A long time ago in a galaxy far, far away… In 1994, I published an article in the journal Psychotherapy with my friend and colleague Dorothy Moynihan (“Applying Outcome Research: Intentional Utilization of the Client’s Frame Reference ”). In reviewing that 21 year-old article, it is apparent that the more things change, the more things stay the same. That article used the even then abundant psychotherapy research literature regarding the dodo verdict, the common factors, and especially the relationship and therapeutic alliance, to propose a more intentional focus on the client’s frame of reference about what constitutes success in therapy as well as what makes a good therapeutic relationship and alliance—a “client directed” process in therapy was argued. Comparing the available knowledge then and what is even more robust now (see Wampold & Imel, 2014), the conclusions from the research are indeed more of the same.
Even so, the last 21 years of research have been important because it confirmed and further validated what we know about psychotherapy outcome—that the heart and soul of change, the client and the alliance, still are the most potent components of change. With all the additional treatment technologies that have surfaced, the same core factors largely have been shown to account for change. Perhaps it’s time for us to accept these findings once and for all.
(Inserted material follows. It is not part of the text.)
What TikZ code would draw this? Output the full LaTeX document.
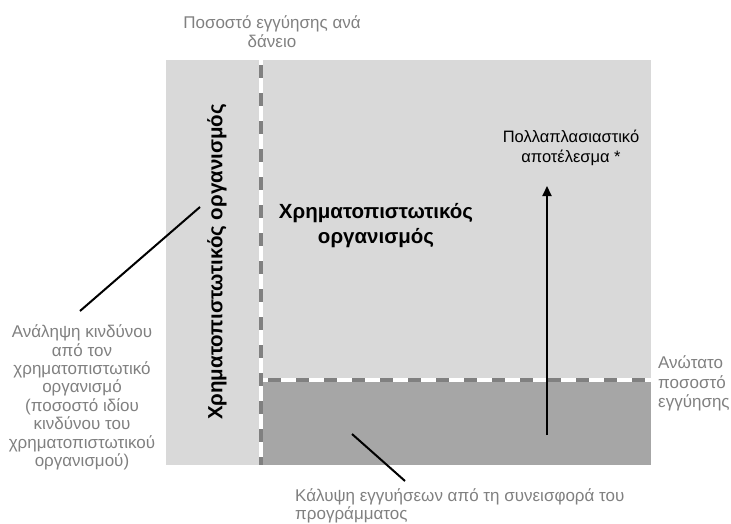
\documentclass[tikz,border=0pt]{standalone}
\usepackage{fontspec}
\setmainfont{Liberation Sans}
\usetikzlibrary{arrows.meta}
\definecolor{panelcolor}{HTML}{D9D9D9}
\definecolor{basecolor}{HTML}{A6A6A6}
\definecolor{dashcolor}{HTML}{808080}
\definecolor{notecolor}{HTML}{808080}
\tikzset{
  >={Triangle[width=9pt,length=10pt]},
  panel/.style={fill=panelcolor,draw=none},
  basepart/.style={fill=basecolor,draw=none},
  gapline/.style={draw=white,line width=4pt},
  dashline/.style={draw=dashcolor,line width=3.5pt,dash pattern=on 13pt off 15pt,dash phase=23pt},
  pointer/.style={draw=black,line width=2pt},
  pointerp/.style={draw=black,line width=2pt,->},
  note/.style={text=notecolor,font=\fontsize{17}{19}\selectfont,align=center,inner sep=0pt},
  remark/.style={text=black,font=\fontsize{16.5}{20}\selectfont,align=center,inner sep=0pt},
  title/.style={text=black,font=\fontsize{20.5}{25}\selectfont\bfseries,align=center,inner sep=0pt}
}

\begin{document}
\begin{tikzpicture}[x=1pt,y=-1pt]
  \useasboundingbox (0,0) rectangle (731,524);
  \coordinate (PTL) at (166,60);
  \coordinate (PBR) at (651,465);
  \coordinate (VTOP) at (261,60);
  \coordinate (VBOT) at (261,465);
  \coordinate (HLEFT) at (263,380);
  \coordinate (HRIGHT) at (651,380);
  % areas
  \path (PTL) rectangle (PBR) [panel];
  \path (263,381) rectangle (PBR) [basepart];
  \draw (VTOP) -- (VBOT) [gapline];
  \draw (VTOP) -- (VBOT) [dashline];
  \draw (HLEFT) -- (HRIGHT) [gapline];
  \draw (HLEFT) -- (HRIGHT) [dashline];
  % texts
  \node[note] (share) at (272,31.5) {Ποσοστό εγγύησης ανά\\δάνειο};
  \node[note,anchor=west,align=left,font=\fontsize{17}{19.5}\selectfont] (ceiling) at (658,383.5) {Ανώτατο\\ποσοστό\\εγγύησης};
  \node[note,font=\fontsize{17}{18.4}\selectfont] (risk) at (82,397.5) {Ανάληψη κινδύνου\\από τον\\χρηματοπιστωτικό\\οργανισμό\\(ποσοστό ιδίου\\κινδύνου του\\χρηματοπιστωτικού\\οργανισμού)};
  \node[note,align=left,anchor=west,font=\fontsize{17}{18.5}\selectfont] (cover) at (295,506) {Κάλυψη εγγυήσεων από τη συνεισφορά του\\προγράμματος};
  \node[remark] (effect) at (571,148) {Πολλαπλασιαστικό\\αποτέλεσμα *};
  \node[title] (bank) at (376,225.5) {Χρηματοπιστωτικός\\οργανισμός};
  \node[title,rotate=90] (bankside) at (217,262) {Χρηματοπιστωτικός οργανισμός};
  % connectors
  \coordinate (RISKA) at (80,311);
  \coordinate (RISKB) at (200,207);
  \coordinate (COVERA) at (405,481);
  \coordinate (COVERB) at (352,434);
  \coordinate (EFFA) at (547,435);
  \coordinate (EFFB) at (547,186);
  \draw (RISKA) -- (RISKB) [pointer];
  \draw (COVERA) -- (COVERB) [pointer];
  \draw (EFFA) -- (EFFB) [pointerp];
\end{tikzpicture}
\end{document}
And we have learned a couple of things in the last 21 years that are important to current practice. First it is the therapist that accounts for most of the variance of any treatment delivered. I don’t think it should be any surprise that the human beings in the endeavor, the client and therapist, and their relationship, account for most how change happens. That finding of the importance of the therapist dovetails nicely with the next significant finding, and perhaps the main advance of the past 20 years—systematic client feedback. Many scholars are calling systematic feedback the most significant scientific achievement of the past 20 years. I couldn’t agree more. That one achievement improves psychotherapy outcomes more than anything else to date. We (the Heart and Soul of Change Project) now have 5 RCTs supporting that conclusion as well as a benchmarking study demonstrating PCOMS as a viable quality improvement strategy.
Systematic feedback seemed not only a natural extension to the argument proposed in that 1994 article, but more importantly, offered a way to operationalize it—to take the empirical support for the common factors and the values of client privilege to a more structured level that systematically honored the client’s frame of reference while encouraging clinicians to routinely and transparently discuss outcome and the alliance.
I think that PCOMS bring something else that will make it even a more significant contribution. It offers a way, via large-scale data collection, to confirm what matters to psychotherapy outcome, reclaim our empirically validated core values and identity, and change the conversation from a medical model dominated discourse to a more scientific, relational perspective.